Cheng, Yueming; Dai, Tie; Goto, Daisuke; Schutgens, Nick A. J.; Shi, Guangyu; Nakajima, Teruyuki

Aerosol vertical information is critical to quantify the influences of aerosol on the climate and environment; however, large uncertainties still persist in model simulations. In this study, the vertical aerosol extinction coefficients from the Cloud-Aerosol Lidar with Orthogonal Polarization (CALIOP) onboard the Cloud–Aerosol Lidar and Infrared Pathfinder Satellite Observation (CALIPSO) are assimilated to optimize the hourly aerosol fields of the Non-hydrostatic ICosahedral Atmospheric Model (NICAM) online coupled with the Spectral Radiation Transport Model for Aerosol Species (SPRINTARS) using a four-dimensional local ensemble transform Kalman filter (4-D LETKF).
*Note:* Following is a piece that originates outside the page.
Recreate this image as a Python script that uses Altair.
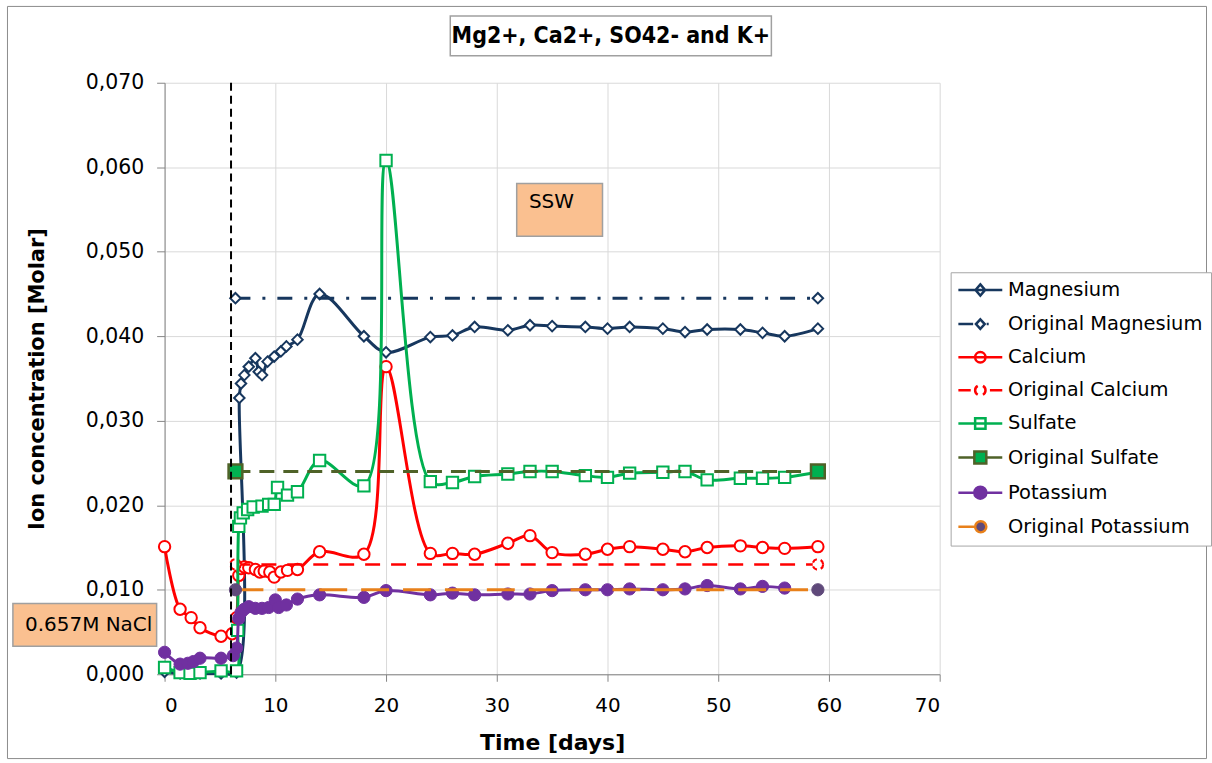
import altair as alt
import pandas as pd

SERIES = ["Magnesium", "Original Magnesium", "Calcium", "Original Calcium",
          "Sulfate", "Original Sulfate", "Potassium", "Original Potassium"]

X_TICKS = [0, 10, 20, 30, 40, 50, 60, 70]
Y_TICKS = [0.0, 0.01, 0.02, 0.03, 0.04, 0.05, 0.06, 0.07]

mg_days = [0, 1.4, 2.3, 3.2, 5.1, 6.5, 6.75, 6.9, 7.2, 7.6, 8.2, 8.5, 8.8, 9.3, 9.9, 10.5, 11.0, 12.0,
           14, 18, 20, 24, 26, 28, 31, 33, 35, 38, 40, 42, 45, 47, 49, 52, 54, 56, 59]
mg_vals = [0.0003, 0.0001, 0.0001, 0.0001, 0.0001, 0.0002, 0.0327, 0.0344, 0.0354, 0.0364, 0.0374, 0.0358,
           0.0354, 0.0370, 0.0376, 0.0382, 0.0388, 0.0396, 0.0450, 0.0400, 0.0381, 0.0399, 0.0401, 0.0411,
           0.0407, 0.0413, 0.0412, 0.0411, 0.0409, 0.0411, 0.0409, 0.0405, 0.0408, 0.0408, 0.0404, 0.0400, 0.0409]

ca_days = [0, 1.4, 2.4, 3.2, 5.1, 6.1, 6.5, 6.7, 6.9, 7.2, 7.6, 8.2, 8.6, 9.0, 9.5, 9.9, 10.5, 11.1, 12.0,
           14, 18, 20, 24, 26, 28, 31, 33, 35, 38, 40, 42, 45, 47, 49, 52, 54, 56, 59]
ca_vals = [0.0151, 0.0077, 0.0067, 0.0055, 0.0045, 0.0048, 0.0067, 0.0117, 0.0125, 0.0127, 0.0126, 0.0124,
           0.0121, 0.0122, 0.0121, 0.0115, 0.0121, 0.0123, 0.0124, 0.0145, 0.0142, 0.0364, 0.0143, 0.0143,
           0.0142, 0.0155, 0.0164, 0.0144, 0.0142, 0.0148, 0.0151, 0.0148, 0.0145, 0.0150, 0.0152, 0.0150,
           0.0149, 0.0151]

so4_days = [0, 1.4, 2.3, 3.2, 5.1, 6.5, 6.6, 6.7, 6.85, 7.1, 7.5, 8.0, 8.8, 9.4, 9.9, 10.2, 11.1, 12.0,
            14, 18, 20, 24, 26, 28, 31, 33, 35, 38, 40, 42, 45, 47, 49, 52, 54, 56, 59]
so4_vals = [0.0008, 0.0002, 0.0001, 0.0002, 0.0004, 0.0004, 0.0052, 0.0175, 0.0185, 0.0191, 0.0195, 0.0198,
            0.0199, 0.0201, 0.0201, 0.0221, 0.0212, 0.0216, 0.0253, 0.0223, 0.0608, 0.0228, 0.0227, 0.0234,
            0.0237, 0.0240, 0.0240, 0.0235, 0.0233, 0.0238, 0.0239, 0.0240, 0.0230, 0.0232, 0.0232, 0.0233,
            0.0239]

k_days = [0, 1.4, 2.1, 2.6, 3.2, 5.1, 6.2, 6.5, 6.7, 6.9, 7.2, 7.6, 8.2, 8.8, 9.4, 10.0, 10.3, 11.0, 12.0,
          14, 18, 20, 24, 26, 28, 31, 33, 35, 38, 40, 42, 45, 47, 49, 52, 54, 56]
k_vals = [0.0026, 0.0012, 0.0013, 0.0015, 0.0019, 0.0019, 0.0022, 0.0031, 0.0066, 0.0073, 0.0077, 0.0080,
          0.0078, 0.0078, 0.0079, 0.0088, 0.0079, 0.0082, 0.0089, 0.0094, 0.0091, 0.0099, 0.0094, 0.0096,
          0.0094, 0.0095, 0.0095, 0.0099, 0.0100, 0.0100, 0.0101, 0.0100, 0.0101, 0.0105, 0.0101, 0.0104,
          0.0102]

orig_days = [6.4, 59]
orig_mg = [0.0445, 0.0445]
orig_ca = [0.0130, 0.0130]
orig_so4 = [0.0240, 0.0240]
orig_k = [0.0100, 0.0100]

injection_day = [6.0]

# ---------------- build table ----------------
rows = []
for name, days, vals in [("Magnesium", mg_days, mg_vals), ("Original Magnesium", orig_days, orig_mg),
                         ("Calcium", ca_days, ca_vals), ("Original Calcium", orig_days, orig_ca),
                         ("Sulfate", so4_days, so4_vals), ("Original Sulfate", orig_days, orig_so4),
                         ("Potassium", k_days, k_vals), ("Original Potassium", orig_days, orig_k)]:
    for d, v in zip(days, vals):
        rows.append({"series": name, "day": d, "conc": v})
df = pd.DataFrame(rows)

NAVY = "#17375E"
RED = "#FF0000"
GREEN = "#00B050"
OLIVE = "#4F6228"
PURPLE = "#7030A0"
ORANGE = "#E8801A"
KGRAY = "#5F497A"

FONT = "DejaVu Sans"
TITLE_FONT = "DejaVu Sans Condensed, Roboto Condensed, Liberation Sans Narrow, DejaVu Sans, sans-serif"

X_SCALE = alt.Scale(domain=[0, 70], nice=False, zero=False)
Y_SCALE = alt.Scale(domain=[0, 0.07], nice=False)

x_axis = alt.Axis(values=X_TICKS, grid=True, gridColor="#D9D9D9", gridWidth=1,
                  domainColor="#868686", tickColor="#868686", tickSize=7,
                  labelFont=FONT, labelFontSize=20, labelColor="black", labelPadding=14,
                  titleFont=FONT, titleFontWeight="bold", titleFontSize=22, titleColor="black",
                  titlePadding=17)
y_axis = alt.Axis(values=Y_TICKS, grid=True, gridColor="#D9D9D9", gridWidth=1,
                  labelExpr="replace(format(datum.value, '.3f'), '.', ',')",
                  domainColor="#868686", tickColor="#868686", tickSize=8,
                  labelFont=FONT, labelFontSize=20.5, labelColor="black", labelPadding=13,
                  titleFont=FONT, titleFontWeight="bold", titleFontSize=21, titleColor="black",
                  titlePadding=38)


def X(field="day"):
    return alt.X(f"{field}:Q", scale=X_SCALE, axis=x_axis, title="Time [days]")


def Y(field="conc"):
    return alt.Y(f"{field}:Q", scale=Y_SCALE, axis=y_axis, title="Ion concentration [Molar]")


base = alt.Chart(df)

SMOOTH = "catmull-rom"
STYLE = {
    "Magnesium": dict(color=NAVY, width=3, dash=None, interp=SMOOTH,
                      pt=dict(shape="diamond", size=110, fill="white", stroke=NAVY, strokeWidth=2)),
    "Original Magnesium": dict(color=NAVY, width=3, dash=[15, 12, 3, 12], interp="linear",
                               pt=dict(shape="diamond", size=110, fill="white", stroke=NAVY, strokeWidth=2)),
    "Calcium": dict(color=RED, width=3, dash=None, interp=SMOOTH,
                    pt=dict(shape="circle", size=130, fill="white", stroke=RED, strokeWidth=2)),
    "Original Calcium": dict(color=RED, width=2.5, dash=[15, 11], interp="linear",
                             pt=dict(shape="circle", size=110, fill="white", stroke=RED, strokeWidth=2.2,
                                     strokeDash=[5, 4])),
    "Sulfate": dict(color=GREEN, width=3, dash=None, interp=SMOOTH,
                    pt=dict(shape="square", size=130, fill="white", stroke=GREEN, strokeWidth=2)),
    "Original Sulfate": dict(color=OLIVE, width=3, dash=[15, 9], interp="linear",
                             pt=dict(shape="square", size=190, fill=GREEN, stroke=OLIVE, strokeWidth=2.5)),
    "Potassium": dict(color=PURPLE, width=3, dash=None, interp=SMOOTH,
                      pt=dict(shape="circle", size=150, fill=PURPLE, stroke=PURPLE, strokeWidth=1)),
    "Original Potassium": dict(color=ORANGE, width=3, dash=[28, 14], interp="linear",
                               pt=dict(shape="circle", size=150, fill=KGRAY, stroke=KGRAY, strokeWidth=1)),
}

layers = []
for s in SERIES:
    st = STYLE[s]
    sub = base.transform_filter(alt.datum.series == s)
    line_kw = dict(color=st["color"], strokeWidth=st["width"], interpolate=st["interp"])
    if st["dash"]:
        line_kw["strokeDash"] = st["dash"]
    layers.append(sub.mark_line(**line_kw).encode(x=X(), y=Y()))
    layers.append(sub.mark_point(filled=True, opacity=1, **st["pt"]).encode(x=X(), y=Y()))

# injection line
vline_df = pd.DataFrame({"day": injection_day, "lo": [0.0], "hi": [0.07]})
layers.append(alt.Chart(vline_df).mark_rule(color="black", strokeDash=[8, 5], strokeWidth=2).encode(
    x=X(), y=Y("lo"), y2=alt.Y2("hi:Q")))

# annotation boxes (data coordinates)
boxes = pd.DataFrame({
    "day": [31.8, -13.7, 25.8],
    "day2": [39.55, -0.72, 54.8],
    "conc": [0.05808, 0.00838, 0.07791],
    "conc2": [0.05182, 0.00331, 0.07319],
    "fill": ["#FAC090", "#FAC090", "white"],
})
layers.append(alt.Chart(boxes).mark_rect(stroke="#A0A0A0", strokeWidth=1.5).encode(
    x=X(), x2=alt.X2("day2:Q"), y=Y(), y2=alt.Y2("conc2:Q"),
    fill=alt.Fill("fill:N", scale=None)))

labels = pd.DataFrame({
    "day": [32.9, -12.6],
    "conc": [0.0559, 0.00584],
    "text": ["SSW", "0.657M NaCl"],
})
layers.append(alt.Chart(labels).mark_text(font=FONT, fontSize=20, align="left", baseline="middle",
                                          color="black").encode(x=X(), y=Y(), text="text:N"))

title_df = pd.DataFrame({"day": [40.3], "conc": [0.07555], "text": ["Mg2+, Ca2+, SO42- and K+"]})
layers.append(alt.Chart(title_df).mark_text(font=TITLE_FONT, fontSize=23, fontWeight="bold",
                                            align="center", baseline="middle", color="black").encode(
    x=X(), y=Y(), text="text:N"))

# outer frame of the whole chart
frame_df = pd.DataFrame({"k": [0]})
layers.append(alt.Chart(frame_df).mark_rect(fill=None, stroke="#8C8C8C", strokeWidth=1).encode(
    x=alt.value(-157.5), x2=alt.value(1044.5), y=alt.value(-76.5), y2=alt.value(677.5)))

# legend (custom symbols: line + marker)
L = 2.75
leg_shapes = [
    f"M-{L},0H{L}M0,-0.7L0.6,0L0,0.7L-0.6,0Z",
    f"M-{L},0H-0.9M0.8,0H1.05M0,-0.6L0.55,0L0,0.6L-0.55,0Z",
    f"M-{L},0H{L}M0.65,0A0.65,0.65 0 1,1 -0.65,0A0.65,0.65 0 1,1 0.65,0Z",
    f"M-{L},0H-1.2M1.2,0H{L}M-0.33,-0.56A0.65,0.65 0 0,0 -0.33,0.56M0.33,-0.56A0.65,0.65 0 0,1 0.33,0.56",
    f"M-{L},0H{L}M-0.65,-0.65H0.65V0.65H-0.65Z",
    f"M-{L},0H-0.75M0.75,0H{L}M-0.75,-0.75H0.75V0.75H-0.75Z",
    f"M-{L},0H{L}M0.75,0A0.75,0.75 0 1,1 -0.75,0A0.75,0.75 0 1,1 0.75,0Z",
    f"M-{L},0H-0.8M0.75,0A0.7,0.7 0 1,1 -0.65,0A0.7,0.7 0 1,1 0.75,0Z",
]
leg_strokes = [NAVY, NAVY, RED, RED, GREEN, OLIVE, PURPLE, ORANGE]
leg_fills = ["white", "white", "white", "white", "white", GREEN, PURPLE, KGRAY]

leg = alt.Legend(title=None, orient="none", legendX=788, legendY=190,
                 labelFont=FONT, labelFontSize=19.5, labelColor="black",
                 symbolSize=256, symbolStrokeWidth=2.5, symbolOffset=12, labelOffset=18,
                 rowPadding=12.2, padding=8, strokeColor="#A6A6A6", fillColor="white",
                 symbolLimit=0, labelLimit=400)

layers.append(base.transform_filter("false").mark_point(opacity=1, filled=True).encode(
    x=X(), y=Y(),
    shape=alt.Shape("series:N", scale=alt.Scale(domain=SERIES, range=leg_shapes), legend=leg),
    stroke=alt.Stroke("series:N", scale=alt.Scale(domain=SERIES, range=leg_strokes), legend=leg),
    fill=alt.Fill("series:N", scale=alt.Scale(domain=SERIES, range=leg_fills), legend=leg),
))

chart = alt.layer(*layers).properties(
    width=777, height=593,
    padding={"left": 7, "top": 5, "right": 0, "bottom": 0},
    background="white",
).configure_view(stroke=None)

chart.save("out.html", embed_options={"renderer": "svg", "actions": False})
A parallel assimilation experiment using bias-corrected aerosol optical thicknesses (AOTs) from the Moderate Resolution Imaging Spectroradiometer (MODIS) is conducted to investigate the effects of assimilating the observations (and whether to include vertical information) on the model performances. Additionally, an experiment simultaneously assimilating both CALIOP and MODIS observations is conducted. The assimilation experiments are successfully performed for 1 month, making it possible to evaluate the results in a statistical sense. The hourly analyses are validated via both the CALIOP-observed aerosol vertical extinction coefficients and the AOT observations from MODIS and the AErosol RObotic NETwork (AERONET). Our results reveal that both the CALIOP and MODIS assimilations can improve the model simulations. The CALIOP assimilation is superior to the MODIS assimilation in modifying the incorrect aerosol vertical distributions and reproducing the real magnitudes and variations, and the joint CALIOP and MODIS assimilation can further improve the simulated aerosol vertical distribution. However, the MODIS assimilation can better reproduce the AOT distributions than the CALIOP assimilation, and the inclusion of the CALIOP observations has an insignificant impact on the AOT analysis. This is probably due to the nadir-viewing CALIOP having much sparser coverage than MODIS. The assimilation efficiencies of CALIOP decrease with increasing distances of the overpass time, indicating that more aerosol vertical observation platforms are required to fill the sensor-specific observation gaps and hence improve the aerosol vertical data assimilation.



Cheng, Yueming / Dai, Tie / Goto, Daisuke / et al: Investigating the assimilation of CALIPSO global aerosol vertical observations using a four-dimensional ensemble Kalman filter. 2019. Copernicus Publications.